The doctrine was confirmed in the Plessy v. Ferguson Supreme Court decision of 1896, which allowed state-sponsored segregation. Though segregation laws existed before that case, the decision emboldened segregation states during the Jim Crow era, which had commenced in 1876 and supplanted the Black Codes, which restricted the civil rights and civil liberties of African Americans during the Reconstruction Era.

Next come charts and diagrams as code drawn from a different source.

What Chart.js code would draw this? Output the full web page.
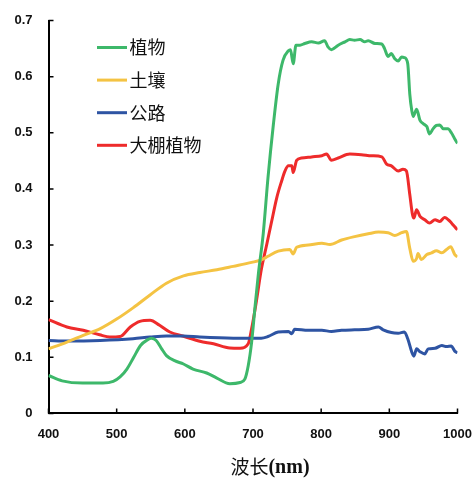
<!DOCTYPE html>
<html>
<head>
<meta charset="utf-8">
<script src="https://cdn.jsdelivr.net/npm/chart.js@4.4.1/dist/chart.umd.min.js"></script>
<style>
html,body{margin:0;padding:0;background:#fff;}
#wrap{width:475px;height:480px;position:relative;}
</style>
</head>
<body>
<div id="wrap"><canvas id="c" width="475" height="480"></canvas></div>
<script>
// ---- data ----
const seriesNames = ['植物', '土壤', '公路', '大棚植物'];
const xTicks = [400, 500, 600, 700, 800, 900, 1000];
const yTicks = [0, 0.1, 0.2, 0.3, 0.4, 0.5, 0.6, 0.7];
const xTitle = ['波长', '(nm)'];

const plantX = [400,420,450,480,495,505,515,525,535,545,551,558,566,573,585,598,612,632,647,666,681,688,693,698,703,708,715,722,730,737,744,752,755,759,763,769,776,786,796,805,810,815,825,835,842,849,857,864,869,879,889,893,898,903,908,913,918,922,927,930,933,935,940,945,950,955,959,964,969,974,979,986,991,996,1000];
const plantY = [0.0675,0.058,0.054,0.054,0.057,0.065,0.079,0.100,0.121,0.131,0.134,0.130,0.115,0.103,0.094,0.088,0.079,0.072,0.063,0.053,0.055,0.061,0.085,0.127,0.19,0.25,0.32,0.42,0.516,0.587,0.629,0.646,0.648,0.623,0.656,0.656,0.659,0.662,0.66,0.664,0.653,0.648,0.656,0.662,0.666,0.665,0.666,0.662,0.664,0.659,0.658,0.65,0.636,0.641,0.632,0.628,0.635,0.634,0.623,0.569,0.539,0.529,0.542,0.522,0.516,0.511,0.498,0.507,0.513,0.514,0.507,0.507,0.5,0.489,0.481];

const soilX = [400,427,451,476,500,524,549,573,598,622,647,671,698,713,722,737,754,759,764,781,801,813,830,849,869,884,898,908,918,925,930,935,940,942,947,955,962,969,977,984,990,996,1000];
const soilY = [0.115,0.127,0.139,0.151,0.168,0.188,0.211,0.232,0.245,0.251,0.256,0.262,0.269,0.274,0.28,0.289,0.292,0.284,0.296,0.3,0.303,0.301,0.309,0.315,0.32,0.323,0.322,0.317,0.322,0.324,0.294,0.271,0.276,0.285,0.274,0.283,0.286,0.29,0.286,0.292,0.297,0.283,0.279];

const roadX = [400,427,476,524,549,573,598,622,671,712,722,737,752,757,761,781,801,815,830,849,869,884,891,903,913,922,927,933,936,940,945,952,957,967,977,984,991,996,1000];
const roadY = [0.13,0.129,0.13,0.133,0.136,0.138,0.138,0.136,0.134,0.134,0.137,0.145,0.146,0.142,0.15,0.148,0.148,0.146,0.148,0.149,0.15,0.154,0.149,0.144,0.143,0.145,0.133,0.109,0.102,0.115,0.11,0.106,0.115,0.116,0.121,0.119,0.12,0.111,0.108];

const greenhouseX = [400,427,451,475,490,505,520,534,549,563,578,598,622,642,666,681,693,698,705,712,720,727,735,742,747,752,757,759,764,771,786,801,808,815,825,842,859,874,889,896,903,913,920,925,930,934,936,940,945,952,959,967,974,981,989,994,1000];
const greenhouseY = [0.167,0.154,0.148,0.140,0.136,0.137,0.154,0.164,0.166,0.157,0.145,0.1375,0.1285,0.124,0.1165,0.116,0.124,0.151,0.2,0.255,0.30,0.34,0.385,0.414,0.432,0.441,0.441,0.429,0.451,0.455,0.457,0.459,0.462,0.451,0.455,0.462,0.461,0.459,0.457,0.444,0.441,0.432,0.435,0.432,0.39,0.354,0.348,0.363,0.351,0.345,0.339,0.345,0.342,0.349,0.342,0.335,0.327];

const colors = ['#3DB86A', '#F4C343', '#2E54A3', '#EE2B2B'];

// ---- build ----
function pts(xs, ys){ return xs.map((x,i)=>({x:x, y:ys[i]})); }
const allX = [plantX, soilX, roadX, greenhouseX];
const allY = [plantY, soilY, roadY, greenhouseY];
const datasets = seriesNames.map((n,i)=>({
  label: n,
  data: pts(allX[i], allY[i]),
  borderColor: colors[i],
  backgroundColor: colors[i],
  borderWidth: 3,
  pointRadius: 0,
  tension: 0.3,
  cubicInterpolationMode: 'monotone',
  fill: false
}));

const tickColor = '#111';
const tickFont = {family: '"Liberation Sans", Arial, sans-serif', size: 13, weight: 'bold'};

const innerTicks = {
  id: 'innerTicks',
  afterDraw(chart){
    const ctx = chart.ctx, xs = chart.scales.x, ys = chart.scales.y, a = chart.chartArea;
    ctx.save();
    ctx.strokeStyle = '#000';
    ctx.lineWidth = 1.5;
    ctx.beginPath();
    xTicks.forEach(v=>{ const p = xs.getPixelForValue(v); ctx.moveTo(p, a.bottom); ctx.lineTo(p, a.bottom-5); });
    yTicks.forEach(v=>{ const p = ys.getPixelForValue(v); ctx.moveTo(a.left, p); ctx.lineTo(a.left+5, p); });
    ctx.stroke();
    ctx.restore();
  }
};

const customLegend = {
  id: 'customLegend',
  afterDraw(chart){
    const ctx = chart.ctx;
    ctx.save();
    ctx.font = '18px "Noto Sans CJK SC", sans-serif';
    ctx.textBaseline = 'middle';
    ctx.fillStyle = '#111';
    chart.data.datasets.forEach((ds,i)=>{
      const y = 47.5 + i*32.6;
      ctx.strokeStyle = ds.borderColor;
      ctx.lineWidth = 3;
      ctx.beginPath(); ctx.moveTo(97, y); ctx.lineTo(127, y); ctx.stroke();
      ctx.fillText(ds.label, 129.5, y);
    });
    ctx.restore();
  }
};

const axisTitle = {
  id: 'axisTitle',
  afterDraw(chart){
    const ctx = chart.ctx;
    ctx.save();
    ctx.fillStyle = '#111';
    ctx.textBaseline = 'middle';
    const f1 = '19px "Noto Sans CJK SC", sans-serif';
    const f2 = 'bold 20px "Liberation Serif", "Times New Roman", serif';
    ctx.font = f1; const w1 = ctx.measureText(xTitle[0]).width;
    ctx.font = f2; const w2 = ctx.measureText(xTitle[1]).width;
    let x = 270 - (w1 + w2)/2;
    const y = 467;
    ctx.font = f1; ctx.fillText(xTitle[0], x, y);
    ctx.font = f2; ctx.fillText(xTitle[1], x + w1, y + 1);
    ctx.restore();
  }
};

new Chart(document.getElementById('c'), {
  type: 'line',
  data: { datasets },
  options: {
    responsive: false,
    animation: false,
    devicePixelRatio: 1,
    layout: { padding: { left: 12, right: 17.5, top: 20.5, bottom: 25 } },
    plugins: { legend: { display: false }, tooltip: { enabled: false } },
    scales: {
      x: {
        type: 'linear', min: 400, max: 1000,
        afterBuildTicks(s){ s.ticks = xTicks.map(v=>({value:v})); },
        afterFit(s){ s.paddingLeft = 0; s.paddingRight = 0; },
        grid: { display: false, drawTicks: false },
        border: { display: true, color: '#000', width: 2 },
        ticks: { color: tickColor, font: tickFont, padding: 13, maxRotation: 0, autoSkip: false, callback: v => String(v) }
      },
      y: {
        type: 'linear', min: 0, max: 0.7,
        afterBuildTicks(s){ s.ticks = yTicks.map(v=>({value:v})); },
        afterFit(s){ s.width = 36.5; s.paddingTop = 0; s.paddingBottom = 0; },
        grid: { display: false, drawTicks: false },
        border: { display: true, color: '#000', width: 2 },
        ticks: { color: tickColor, font: tickFont, padding: 16, callback: v => String(v) }
      }
    }
  },
  plugins: [innerTicks, customLegend, axisTitle]
});
</script>
</body>
</html>
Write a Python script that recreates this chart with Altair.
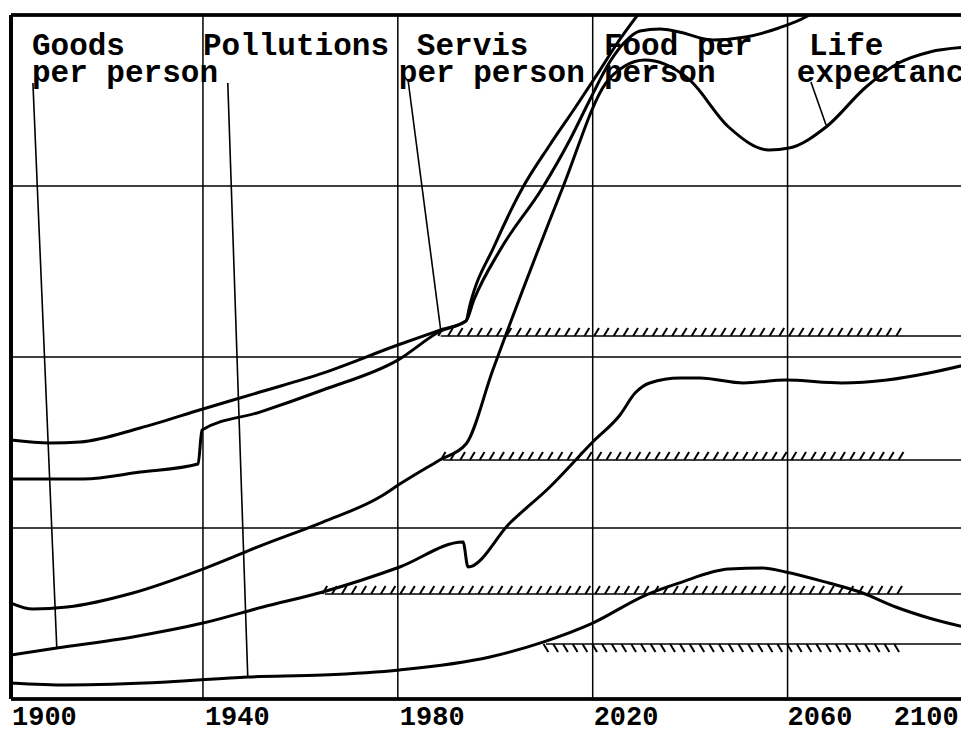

In practice, the separate facilities provided to African Americans were rarely equal; usually, they were not even close to equal, or they did not exist at all. For example, in the 1930 census, black people were 42% of Florida’s population.Yet according to the 1934–36 report of the Florida Superintendent of Public Instruction, the value of “white school property” in the state was $70,543,000, while the value of African-American school property was $4,900,000. The report says that “in a few south Florida counties and in most north Florida counties many Negro schools are housed in churches, shacks, and lodges, and have no toilets, water supply, desks, blackboards, etc. [See Station One School.] Counties use these schools as a means to get State funds and yet these counties invest little or nothing in them.” At that time, high school education for African Americans was provided in only 28 of Florida’s 67 counties. In 1939–40, the average salary of a white teacher in Florida was $1,148, whereas for a black teacher it was $585.